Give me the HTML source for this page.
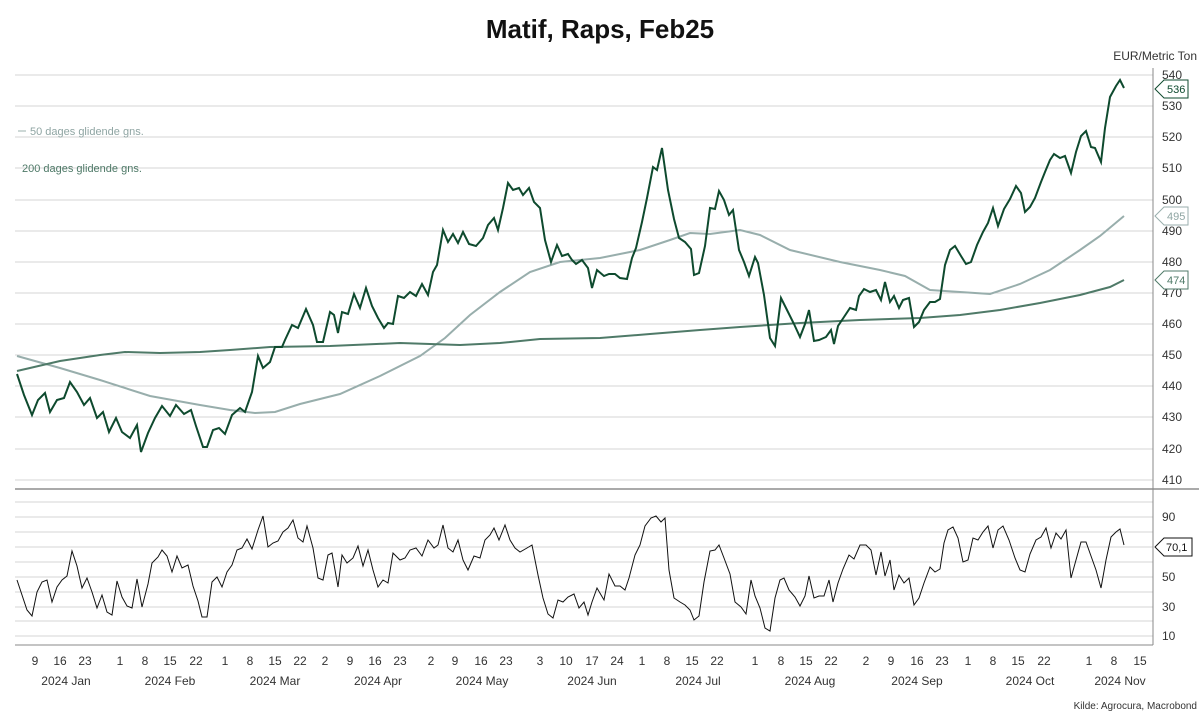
<!DOCTYPE html><html><head><meta charset="utf-8"><style>body{margin:0;background:#fff}svg{display:block;font-family:"Liberation Sans",sans-serif}</style></head><body>
<svg width="1199" height="720" viewBox="0 0 1199 720">
<text x="600" y="38" text-anchor="middle" font-size="26" font-weight="bold" fill="#111">Matif, Raps, Feb25</text>
<text x="1197" y="60" text-anchor="end" font-size="12" fill="#333">EUR/Metric Ton</text>
<g stroke="#d4d4d4" stroke-width="1">
<line x1="15" x2="1153" y1="75" y2="75"/><line x1="15" x2="1153" y1="106" y2="106"/><line x1="15" x2="1153" y1="137" y2="137"/><line x1="15" x2="1153" y1="168" y2="168"/><line x1="15" x2="1153" y1="200" y2="200"/><line x1="15" x2="1153" y1="231" y2="231"/><line x1="15" x2="1153" y1="262" y2="262"/><line x1="15" x2="1153" y1="293" y2="293"/><line x1="15" x2="1153" y1="324" y2="324"/><line x1="15" x2="1153" y1="355" y2="355"/><line x1="15" x2="1153" y1="386" y2="386"/><line x1="15" x2="1153" y1="417" y2="417"/><line x1="15" x2="1153" y1="449" y2="449"/><line x1="15" x2="1153" y1="480" y2="480"/>
<line x1="15" x2="1153" y1="502" y2="502"/><line x1="15" x2="1153" y1="517" y2="517"/><line x1="15" x2="1153" y1="532" y2="532"/><line x1="15" x2="1153" y1="547" y2="547"/><line x1="15" x2="1153" y1="562" y2="562"/><line x1="15" x2="1153" y1="577" y2="577"/><line x1="15" x2="1153" y1="592" y2="592"/><line x1="15" x2="1153" y1="607" y2="607"/><line x1="15" x2="1153" y1="621" y2="621"/><line x1="15" x2="1153" y1="636" y2="636"/>
</g>
<line x1="15" x2="1199" y1="489" y2="489" stroke="#aaa" stroke-width="2"/>
<line x1="15" x2="1153" y1="645" y2="645" stroke="#888"/>
<line x1="1153" x2="1153" y1="68" y2="645" stroke="#888"/>
<g font-size="12" fill="#333">
<text x="1162" y="79">540</text><text x="1162" y="110">530</text><text x="1162" y="141">520</text><text x="1162" y="172">510</text><text x="1162" y="204">500</text><text x="1162" y="235">490</text><text x="1162" y="266">480</text><text x="1162" y="297">470</text><text x="1162" y="328">460</text><text x="1162" y="359">450</text><text x="1162" y="390">440</text><text x="1162" y="421">430</text><text x="1162" y="453">420</text><text x="1162" y="484">410</text>
<text x="1162" y="521">90</text><text x="1162" y="551">70</text><text x="1162" y="581">50</text><text x="1162" y="611">30</text><text x="1162" y="640">10</text>
</g>
<g font-size="12" fill="#333" text-anchor="middle">
<text x="35" y="665">9</text><text x="60" y="665">16</text><text x="85" y="665">23</text><text x="120" y="665">1</text><text x="145" y="665">8</text><text x="170" y="665">15</text><text x="196" y="665">22</text><text x="225" y="665">1</text><text x="250" y="665">8</text><text x="275" y="665">15</text><text x="300" y="665">22</text><text x="325" y="665">2</text><text x="350" y="665">9</text><text x="375" y="665">16</text><text x="400" y="665">23</text><text x="431" y="665">2</text><text x="455" y="665">9</text><text x="481" y="665">16</text><text x="506" y="665">23</text><text x="540" y="665">3</text><text x="566" y="665">10</text><text x="592" y="665">17</text><text x="617" y="665">24</text><text x="642" y="665">1</text><text x="667" y="665">8</text><text x="692" y="665">15</text><text x="717" y="665">22</text><text x="755" y="665">1</text><text x="781" y="665">8</text><text x="806" y="665">15</text><text x="831" y="665">22</text><text x="866" y="665">2</text><text x="891" y="665">9</text><text x="917" y="665">16</text><text x="942" y="665">23</text><text x="968" y="665">1</text><text x="993" y="665">8</text><text x="1018" y="665">15</text><text x="1044" y="665">22</text><text x="1089" y="665">1</text><text x="1114" y="665">8</text><text x="1140" y="665">15</text>
<text x="66" y="685">2024 Jan</text><text x="170" y="685">2024 Feb</text><text x="275" y="685">2024 Mar</text><text x="378" y="685">2024 Apr</text><text x="482" y="685">2024 May</text><text x="592" y="685">2024 Jun</text><text x="698" y="685">2024 Jul</text><text x="810" y="685">2024 Aug</text><text x="917" y="685">2024 Sep</text><text x="1030" y="685">2024 Oct</text><text x="1120" y="685">2024 Nov</text>
</g>
<text x="1197" y="709" text-anchor="end" font-size="10" fill="#333">Kilde: Agrocura, Macrobond</text>
<line x1="18" x2="26" y1="131" y2="131" stroke="#9bb0ae"/>
<text x="30" y="135" font-size="11" fill="#8fa5a3">50 dages glidende gns.</text>
<text x="22" y="172" font-size="11" fill="#4f7a68">200 dages glidende gns.</text>
<polyline fill="none" stroke="#98aeac" stroke-width="2" points="17,356 60,368 100,380 150,396 200,405 230,410 255,413 275,412 300,404 340,394 380,376 420,356 445,338 470,315 500,292 530,272 560,262 600,258 640,250 670,240 690,233 710,234 740,230 760,235 790,250 840,262 880,270 905,276 930,290 960,292 990,294 1020,284 1050,270 1080,250 1100,236 1124,216"/>
<polyline fill="none" stroke="#4f7a68" stroke-width="2" points="17,371 60,361 100,355 125,352 160,353 200,352 230,350 270,347 330,346 400,343 460,345 500,343 540,339 600,338 650,334 700,330 740,327 800,323 860,320 920,318 960,315 1000,310 1040,303 1080,295 1110,287 1124,280"/>
<polyline fill="none" stroke="#0e4a2e" stroke-width="2" points="17,374 24,395 32,415 38,400 45,393 50,412 57,400 64,398 70,382 77,392 84,405 90,398 97,418 103,412 109,432 116,418 122,432 130,438 137,425 141,452 148,433 155,418 162,406 170,416 176,405 184,414 191,410 196,426 203,447 207,447 213,430 219,428 225,434 232,415 240,408 245,412 252,392 258,356 263,368 270,362 275,347 282,347 285,340 292,325 298,328 306,309 313,325 317,342 323,342 330,312 334,315 338,333 342,312 348,314 354,294 360,308 366,288 372,306 378,318 384,328 388,323 393,324 398,296 404,298 410,292 416,296 422,284 428,295 433,272 437,265 443,230 448,242 453,234 458,243 463,232 469,244 476,246 483,238 488,225 494,218 498,230 503,208 508,183 513,190 519,188 523,195 529,188 534,202 540,208 545,240 551,262 557,245 562,256 568,254 572,260 576,264 582,260 588,268 592,288 597,270 604,276 609,274 615,274 620,278 627,279 632,258 636,248 642,222 647,198 653,167 657,170 662,148 668,190 674,219 679,238 685,242 691,249 694,275 699,273 705,246 710,208 715,209 719,191 724,200 729,215 733,210 739,250 744,262 749,276 755,257 758,263 764,295 770,338 775,346 781,298 787,310 794,324 800,337 805,324 809,310 814,341 819,340 826,337 831,330 834,344 838,326 844,317 850,308 856,310 859,296 864,289 870,292 876,290 881,300 885,282 890,302 894,296 899,308 903,300 909,298 914,327 919,322 924,310 930,302 935,302 940,299 945,265 950,250 955,246 961,256 966,264 971,262 977,245 983,232 988,223 993,208 998,226 1004,209 1010,199 1016,186 1021,193 1025,212 1030,207 1035,198 1041,182 1045,172 1050,160 1054,154 1060,158 1065,156 1071,173 1076,152 1081,136 1086,131 1091,147 1095,148 1101,162 1105,128 1110,97 1116,86 1120,80 1124,88"/>
<polyline fill="none" stroke="#111" stroke-width="1" points="17,580 27,610 32,616 37,592 42,582 47,580 52,602 57,587 62,580 67,576 72,551 77,566 82,588 87,578 92,592 97,608 102,595 107,612 112,615 117,581 122,597 127,606 132,608 137,579 142,607 148,584 152,563 158,557 162,550 167,556 172,572 177,556 182,568 188,565 193,586 198,601 202,617 207,617 212,582 217,577 222,587 227,572 232,565 237,550 242,548 247,539 252,549 258,530 263,516 268,547 273,543 278,541 283,532 288,528 293,520 298,538 303,542 307,526 313,548 318,578 323,580 328,555 332,553 338,587 342,555 347,563 353,558 358,546 363,566 368,550 373,570 378,587 383,580 388,583 393,553 400,560 405,558 410,550 416,548 422,556 428,540 434,548 438,545 443,525 448,548 453,552 458,540 463,560 468,570 474,556 480,558 485,540 490,535 494,528 499,540 505,525 510,540 515,548 520,552 527,548 532,545 538,575 543,598 548,614 553,618 558,600 563,602 568,597 574,594 579,608 584,602 588,615 592,602 597,588 604,600 609,574 615,586 620,586 625,590 629,578 635,555 640,545 645,526 651,518 656,516 661,522 665,518 669,570 674,598 680,602 685,605 690,610 694,620 699,616 704,582 710,551 715,550 719,545 724,558 730,574 735,602 741,607 746,614 751,580 755,596 760,608 765,628 770,631 775,598 780,580 784,578 789,590 795,597 800,606 805,596 809,576 814,598 819,596 824,596 829,580 833,602 838,583 843,569 849,555 854,559 860,545 866,545 871,550 876,575 881,552 885,576 890,560 894,590 899,575 904,583 909,578 914,605 919,598 924,583 930,567 935,572 940,569 944,543 948,530 953,527 958,538 963,562 968,560 973,538 978,540 983,532 988,526 993,548 998,530 1003,526 1009,540 1015,558 1020,570 1025,572 1030,554 1036,540 1041,537 1046,528 1051,548 1056,533 1061,539 1066,530 1071,578 1076,560 1081,542 1086,542 1091,556 1096,570 1101,588 1106,560 1111,537 1116,532 1120,529 1124,545"/>
<g font-size="11" stroke-width="1">
<path d="M1155,89 L1164,80 H1188 V98 H1164 Z" fill="#fff" stroke="#0e4a2e"/><text x="1167" y="93" fill="#0e4a2e">536</text>
<path d="M1155,216 L1164,207 H1188 V225 H1164 Z" fill="#fff" stroke="#98aeac"/><text x="1167" y="220" fill="#8fa5a3">495</text>
<path d="M1155,280 L1164,271 H1188 V289 H1164 Z" fill="#fff" stroke="#4f7a68"/><text x="1167" y="284" fill="#4f7a68">474</text>
<path d="M1155,547 L1164,538 H1192 V556 H1164 Z" fill="#fff" stroke="#111"/><text x="1166" y="551" fill="#111">70,1</text>
</g>
</svg></body></html>
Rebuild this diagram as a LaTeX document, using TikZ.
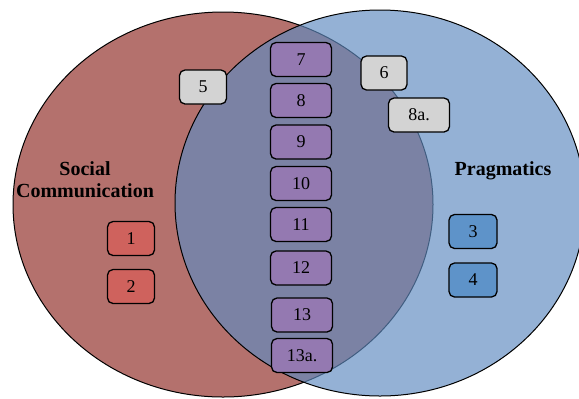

- **What is expected**: Extract all lines containing the word "this".

- **Final result**:
Give me the HTML source for this page.
Rebuild this diagram as a LaTeX document, using TikZ.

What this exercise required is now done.